WHAT TO PRODUCE: Copy each line below in which the string "matplotlib" occurs.
═══ AVAILABLE DATA ═══
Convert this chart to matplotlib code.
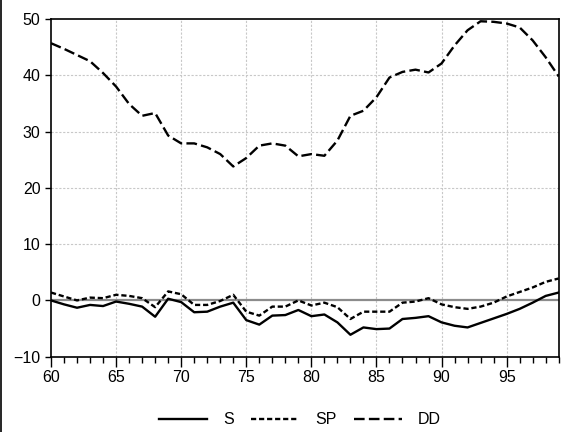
import numpy as np
import matplotlib
matplotlib.use("Agg")
import matplotlib.pyplot as plt
from matplotlib.ticker import MultipleLocator
from matplotlib.lines import Line2D

plt.rcParams["font.family"] = ["Liberation Sans", "DejaVu Sans"]

years = np.arange(60, 100)

s = [0.0, -0.7, -1.3, -0.8, -1.0, -0.2, -0.6, -1.1, -2.9, 0.3,
     -0.3, -2.1, -2.0, -1.1, -0.4, -3.5, -4.3, -2.7, -2.6, -1.7,
     -2.8, -2.5, -3.9, -6.1, -4.8, -5.1, -5.0, -3.3, -3.1, -2.8,
     -3.9, -4.5, -4.8, -4.0, -3.2, -2.4, -1.5, -0.4, 0.8, 1.4]

sp = [1.4, 0.7, 0.0, 0.5, 0.4, 1.0, 0.8, 0.4, -1.2, 1.6,
      1.1, -0.8, -0.8, -0.1, 1.0, -2.0, -2.7, -1.1, -1.1, 0.0,
      -0.9, -0.4, -1.2, -3.3, -2.0, -2.0, -2.0, -0.4, -0.2, 0.4,
      -0.7, -1.2, -1.5, -1.1, -0.4, 0.7, 1.5, 2.3, 3.3, 3.9]

dd = [45.7, 44.7, 43.6, 42.5, 40.4, 38.0, 34.9, 32.8, 33.3, 29.3,
      27.9, 27.9, 27.2, 26.0, 23.8, 25.3, 27.5, 27.9, 27.5, 25.6,
      26.0, 25.7, 28.4, 32.8, 33.7, 36.1, 39.6, 40.6, 41.0, 40.5,
      42.1, 45.3, 48.0, 49.6, 49.5, 49.2, 48.5, 46.2, 43.2, 39.8]

fig = plt.figure(figsize=(5.61, 4.32), dpi=100)
ax = fig.add_axes([0.0909, 0.1743, 0.905, 0.7817])

# grid + zero line
for xv in range(65, 100, 5):
    ax.axvline(xv, color="#c8c8c8", lw=0.8, ls=(0, (2, 1.5)), zorder=0)
for yv in range(10, 50, 10):
    ax.axhline(yv, color="#c8c8c8", lw=0.8, ls=(0, (2, 1.5)), zorder=0)
ax.axhline(0, color="#8c8c8c", lw=1.6, zorder=1)

lw = 1.7
ls_sp = (0, (2.2, 1.2))
ls_dd = (0, (4.5, 1.8))
ax.plot(years, s, color="black", lw=lw, ls="-", label="S", zorder=3)
ax.plot(years, sp, color="black", lw=lw, ls=ls_sp, label="SP", zorder=3)
ax.plot(years, dd, color="black", lw=lw, ls=ls_dd, label="DD", zorder=3)

ax.set_xlim(60, 99)
ax.set_ylim(-10, 50)
ax.xaxis.set_major_locator(MultipleLocator(5))
ax.xaxis.set_minor_locator(MultipleLocator(1))
ax.yaxis.set_major_locator(MultipleLocator(10))
ax.tick_params(axis="x", which="major", direction="out", length=7.5, width=1.0,
               labelsize=11.5, pad=2)
ax.tick_params(axis="x", which="minor", direction="out", length=4.3, width=1.0)
ax.tick_params(axis="y", which="major", direction="out", length=4.5, width=1.0,
               labelsize=11.5, pad=3)
for sp_ in ax.spines.values():
    sp_.set_linewidth(1.2)

handles = [Line2D([], [], color="black", lw=lw, ls="-"),
           Line2D([], [], color="black", lw=lw, ls=ls_sp),
           Line2D([], [], color="black", lw=lw, ls=ls_dd)]
fig.legend(handles, ["S", "SP", "DD"], loc="center", bbox_to_anchor=(0.535, 0.028),
           ncol=3, frameon=False, fontsize=11.5, handlelength=3.0,
           handletextpad=1.0, columnspacing=1.1)

# left frame edge
fig.add_artist(Line2D([0.002, 0.002], [0, 1], color="black", lw=1.2,
                      transform=fig.transFigure))

fig.savefig("out.png", dpi=100)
═══
EXERCISE RESULT:
Convert this chart to matplotlib code.
import matplotlib
matplotlib.use("Agg")
import matplotlib.pyplot as plt
from matplotlib.ticker import MultipleLocator
from matplotlib.lines import Line2D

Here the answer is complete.